# Toussaint River Carping



## GMR_Guy

I arrived in Port Clinton on Sunday to do some scouting for carp. Turtle Creek was the first place I looked at. It was VERY shallow and was FULL of shiners. There were quite a few people fishing there. It's one of them spots that a lot of people like to fish at because the access is great - not because the fishing is good. There were not any signs of carp activity. The next place was the Toussaint Wildlife Area. This place did not look like it did on the park map and it had changed a lot since the last satellite image was taken. Siltation changes a lot of things. There were a few spots here that looked worth a try, but only two of them generated any enthusiasm from me. I would have chummed a spot in advance, but it was occupied by people fishing for bullheads. This would be the place that I would return to.

At daybreak I was by myself at Toussaint. I had my choice of two decent spots (a choice I would later regret). After casting out two rods baited with sweetcorn, loads of maize and sweetcorn were slingshotted out in an effort to bring the carp in. As I waited for the carp to arrive, I noticed that carp were breaking at my other spot, but I thought I could eventually get some carp in my spot. Well the wind was blowing in my face and the wind was causing the current not to flow like it was the day before. I was counting on the current to bring the carp to me. There was carp moderate carp leaping activity throughout the day. At one point I SAW THE LARGEST CARP I HAVE EVER SEEN IN MY ENTIRE LIFE COME CLEAR OUT OF THE WATER. IT JUMPED TWICE AND IT WAS HHHH-UUUU-GGGG-EEEE. THOUGH THE CARP WAS VERY FAR AWAY, IT STILL LOOKED LIKE A GIANT. THE FISH HAD TO BE WELL IN EXCESS OF 40 INCHES AND 40 LBS. Unfortunately, I can't cast 300 yards and could not reach it. Dang that fish was big! After hours of no carp I decided to call it quits for the day. But the sight of that big fish made me want to try the spot again the next day.
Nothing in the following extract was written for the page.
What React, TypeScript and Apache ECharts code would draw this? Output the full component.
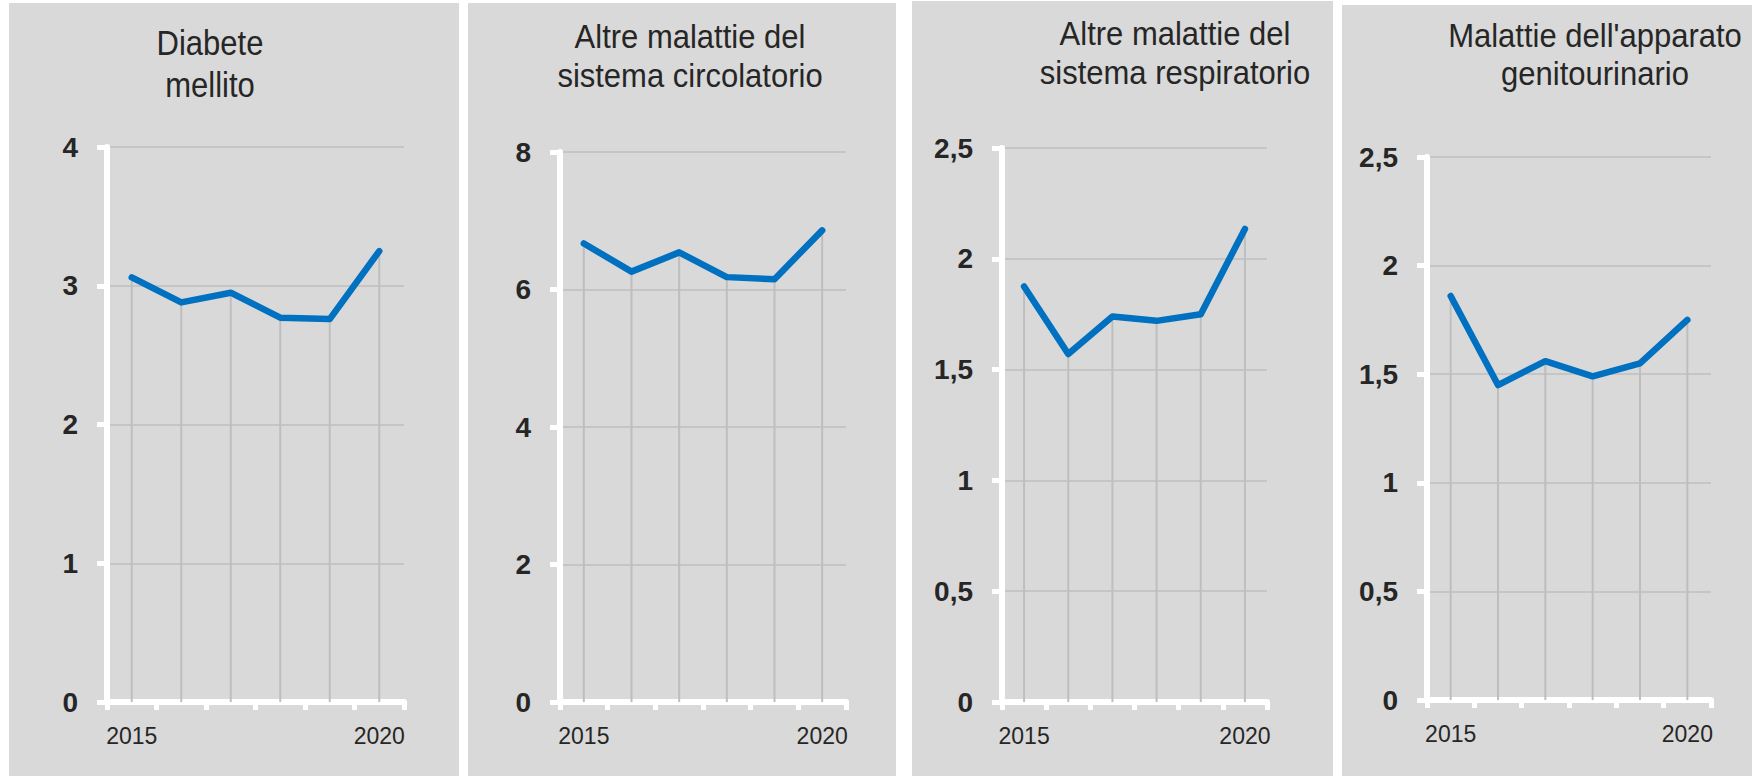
import React, { useEffect, useRef } from "react";
import * as echarts from "echarts";

const years = ["2015", "2016", "2017", "2018", "2019", "2020"];
const diabete = [3.06, 2.88, 2.95, 2.77, 2.76, 3.25];
const circolatorio = [6.67, 6.26, 6.54, 6.18, 6.15, 6.86];
const respiratorio = [1.875, 1.57, 1.74, 1.72, 1.75, 2.135];
const genitourinario = [1.86, 1.45, 1.56, 1.49, 1.55, 1.75];
const titles = [
  "Diabete\nmellito",
  "Altre malattie del\nsistema circolatorio",
  "Altre malattie del\nsistema respiratorio",
  "Malattie dell'apparato\ngenitourinario",
];
const yMax = [4, 8, 2.5, 2.5];
const yStep = [1, 2, 0.5, 0.5];
const seriesData = [diabete, circolatorio, respiratorio, genitourinario];

// layout (pixels)
const panels = [
  { x: 9, y: 3, w: 450, h: 773 },
  { x: 468, y: 3, w: 428, h: 773 },
  { x: 912, y: 1, w: 421, h: 775 },
  { x: 1342, y: 5, w: 410, h: 771 },
];
const grids = [
  { left: 107, top: 147, width: 297, height: 555 },
  { left: 560, top: 152, width: 286, height: 550 },
  { left: 1002, top: 148, width: 265, height: 554 },
  { left: 1427, top: 157, width: 284, height: 543 },
];
const titlePos = [
  { x: 210, y: 64, sy: 1.16 },
  { x: 690, y: 56, sy: 1.1 },
  { x: 1175, y: 53, sy: 1.1 },
  { x: 1595, y: 55, sy: 1.06 },
];

const SANS = "'Liberation Sans', Arial, sans-serif";
const BLUE = "#0070C0";
const GRID = "#BEBEBE";
const TEXT = "#262626";

export default function App() {
  const ref = useRef<HTMLDivElement>(null);
  useEffect(() => {
    if (!ref.current) return;
    const chart = echarts.init(ref.current, undefined, { renderer: "svg" });
    const fmt = (v: number) => String(v).replace(".", ",");
    const option: any = {
      animation: false,
      backgroundColor: "#FFFFFF",
      grid: grids.map((g) => ({ ...g, containLabel: false })),
      xAxis: grids.map((_, i) => ({
        type: "category",
        gridIndex: i,
        data: years,
        boundaryGap: true,
        axisLine: { show: true, lineStyle: { color: "#FFFFFF", width: 6 } },
        axisTick: { show: true, interval: 0, length: 8, lineStyle: { color: "#FFFFFF", width: 5 } },
        axisLabel: {
          interval: (idx: number) => idx === 0 || idx === years.length - 1,
          color: TEXT,
          fontFamily: SANS,
          fontSize: 23,
          margin: 22,
        },
        splitLine: { show: false },
      })),
      yAxis: grids.map((_, i) => ({
        type: "value",
        gridIndex: i,
        min: 0,
        max: yMax[i],
        interval: yStep[i],
        axisLine: { show: true, lineStyle: { color: "#FFFFFF", width: 6 } },
        axisTick: { show: true, length: 10, lineStyle: { color: "#FFFFFF", width: 5 } },
        axisLabel: {
          color: TEXT,
          fontFamily: SANS,
          fontWeight: "bold",
          fontSize: 28,
          margin: 29,
          formatter: fmt,
        },
        splitLine: { show: true, lineStyle: { color: GRID, width: 1.5 } },
      })),
      series: seriesData.flatMap((d, i) => [
        {
          type: "bar",
          xAxisIndex: i,
          yAxisIndex: i,
          data: d,
          barWidth: 2,
          itemStyle: { color: GRID },
          silent: true,
          z: 1,
        },
        {
          type: "line",
          xAxisIndex: i,
          yAxisIndex: i,
          data: d,
          showSymbol: false,
          lineStyle: { color: BLUE, width: 6.5, cap: "round", join: "round" },
          z: 5,
        },
      ]),
      graphic: {
        elements: [
          ...panels.map((p) => ({
            type: "rect",
            shape: { x: p.x, y: p.y, width: p.w, height: p.h },
            style: { fill: "#D9D9D9" },
            z: -100,
            silent: true,
          })),
          ...titles.map((t, i) => ({
            type: "text",
            x: titlePos[i].x,
            y: titlePos[i].y,
            scaleY: titlePos[i].sy,
            z: 100,
            style: {
              text: t,
              fill: TEXT,
              fontSize: 31,
              fontFamily: SANS,
              lineHeight: 36,
              align: "center",
              verticalAlign: "middle",
            },
          })),
        ],
      },
    };
    chart.setOption(option);
    return () => chart.dispose();
  }, []);
  return (
    <div
      ref={ref}
      style={{ position: "absolute", left: 0, top: 0, width: 1752, height: 776, background: "#fff" }}
    />
  );
}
On Tuesday, I chose the better of the two spots. This spot seemed to always have some small current going through it, regardless of what the wind was doing. There was very little carp working the huge expanse of water. The tally for the day was 3 carp from 20 to 26" - not what I came for. All three were caught on chick peas. If nothing else I had gained some confidence in a new bait.

On Tuesday afternoon, I was disheartened to see netters arrive. They placed their long net in the exact area that I saw yesterday's monster. I observed them through my weak 10x monoculars. After a long time they got the fish corraled up and I watched two guys sort the fish. Large white grey fish were being let go (I think these were sheepshead/freshwater drum). The carp and bullheads were tossed 10 to 15 feet through the air into a flat bottom boat. I don't know if the boat had water in it. I didn't see all of the dozens of fish that were caught, I just hope that the monter carp of yesterday wasn't one of them. Sad.

Wednesday was my last day. Carp activity was practicaly non-existent. I only had two carp to show for my efforts. The largest was a healthy 28". Both were caught on chick peas. 

The spot where I fished has potential. Luck, skill, and experience were not on my side.

Attached is a picture of the netters and the healthy 28" fish.


----------



## GMR_Guy

Let's try the netters pic again.


----------



## crappielooker

yeah..its heartbreaking every time i go up there and see them netting the fish.. nice goin on your new bait man..


----------



## GMR_Guy

I forgot to mention that a bald eagle was kind enough to fly over my spot on a couple of days. It was a thrilling experience to see my my first wild bald eagle. I also got see a mink for the first time. The mink swam about 15 to 20 feet away from me.

A lot of people would think differently about paylakes if the fish that were put in them came from the waters that they fish. "Out of sight, out of mind." "As long as it is not in my backyard." A good compromise between netters and fisherman might be if they were to place a maximum size limit on carp such as twenty to thirty pounds.

A couple of ODNR guys came and checked my license. They were totally ignorant about big carp in the area. They asked with incredulity if I had come all the way from Middletown just to fish for carp.


----------



## tpet96

> compromise between netters and fisherman


Not a bad idea. They should impliment rules for areas they can do it as well. Kind of a bummer to drive all the way to the Lake to fish, only to find nets right up on the bank all the way through the fishing areas. I mean right ON the bank. LOL. Affects perch, crappie, bass, etc. guys as well. Happens all week long at East Harbor state park, and many locations along the western basin each spring.


----------